Wednesday, 25 July 2007

Meditations on finished-ness

Our most loyal reader, Unkle E in Australia whom we have never met, has asked some questions which really deserve answering in the main blog, his first one being how close we are to finishing the circle... well we have done about 70-ish stones, and only have six to go from the official packet, although we also have two special additional stones which we are saving to the end - you'll hear more about these soon. In theory we could finish the circle by Friday at this rate, but we're not around for the rest of the week (Soo will be on leave and I have been called out on work trips) so it's not going to be done just yet.

Here's some before-and-after photos of stone 70, which I have done at lunchtime today, to show you just how tiny the remaining stones are.

Of course, this begs the question of whether there actually ever was a 'finished' Stonehenge in the first place. The real Stonehenge is known to have gone through numerous changes of design while it was slowly being built, the bluestones being a good example of this: they were all dragged there with the intention of being erected in a circle, but the circle was never completed, the stones were removed, and their holes were filled in. Some of the bluestones were then re-erected in a horseshoe layout a few centuries later.

This seems quite common with stone circles in Britain. It is accepted by archaeologists that many of the recumbent stone circles in north eastern Scotland were never finished. At Arbor Low in Derbyshire, the stones are lying on their sides; Aubrey Burl in his book thinks they all blew down over the years, but other experts have pointed out that there's no archaeological evidence of any holes ever being dug for them, so perhaps the project was abandoned.

Uncompleted projects are familiar from other ancient cultures too. After Djoser's Step Pyramid was constructed in Old Kingdom Egypt none of his successors - Sekhemkhet, Khaba, perhaps Huni too - managed to get higher than a few courses until Sneferu built one at Dahshur. Djoser's pyramid would have towered above his successors' feeble attempts, a mute indictment of their failure.

Abandoned, half-completed projects are something wholly foreign to the modern western world, of course.


unkle e said...

Dear Soo and Alan

I am honoured to have received a mention and a detailed reply. I look forward to completion, but with a little sadness, as watching progress has been fun.

Granted the staged construction and modification of Stonehenge, I wonder whether Cardhenge could similarly evolve. Constructing stage 1, an earthen henge, from cardboard may be a challenge, but the wooden stage would be easier - if anyone knows what wooden structure was actually completed.

An alternative with a lot of interest would be to construct cardboard Woodhenge, which I recall had (they believe) a much more elaborate timber structure as its centrepiece.

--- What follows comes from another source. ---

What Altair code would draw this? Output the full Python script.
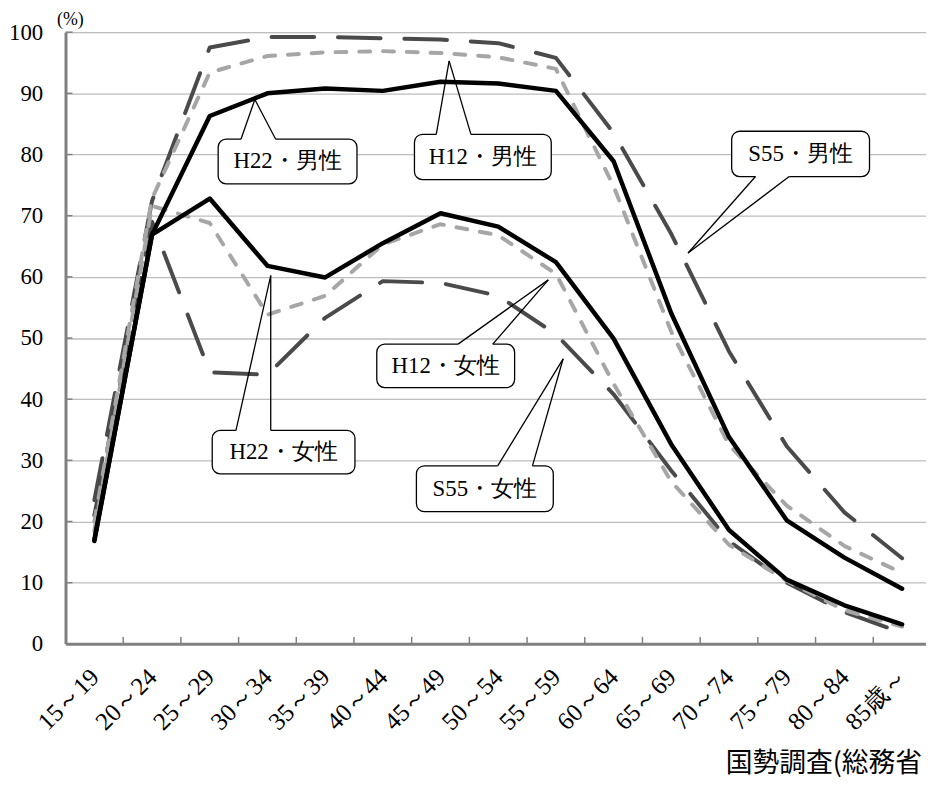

I can imagine, granted the person-hours required to dig ditches and mounds and move and stand stones, that many ambitious structures could have remained uncompleted, due to a change in culture or religious belief, tribes moving on or even being wiped out, or just a series of harder seasons.

"Abandoned, half-completed projects are something wholly foreign to the modern western world, of course."

I hollowly laugh! In Sydney, we have a very small underground railway compared to London, but there are several half completed tunnels and stations, numerous unfulfilled plans for extensions, and the notorious Eastern Suburbs railway (a whole 4 stations) took almost as long as Stonehenge to complete. But in this case, the cause is easily understood - politicians!

Alan A said...

Ah these are very good points. Back then, people had genuine reasons for not completing a project, eg they had been eaten by a rhino, or had died of old age at 28, or had departed on a shamanic astral voyage into the spirit world of their ancestors and had never returned.

None of these specific dangers are listed on the risk assessments of my current work projects. They may, however, be contributory reasons to the current slow progress on the Sydney underground?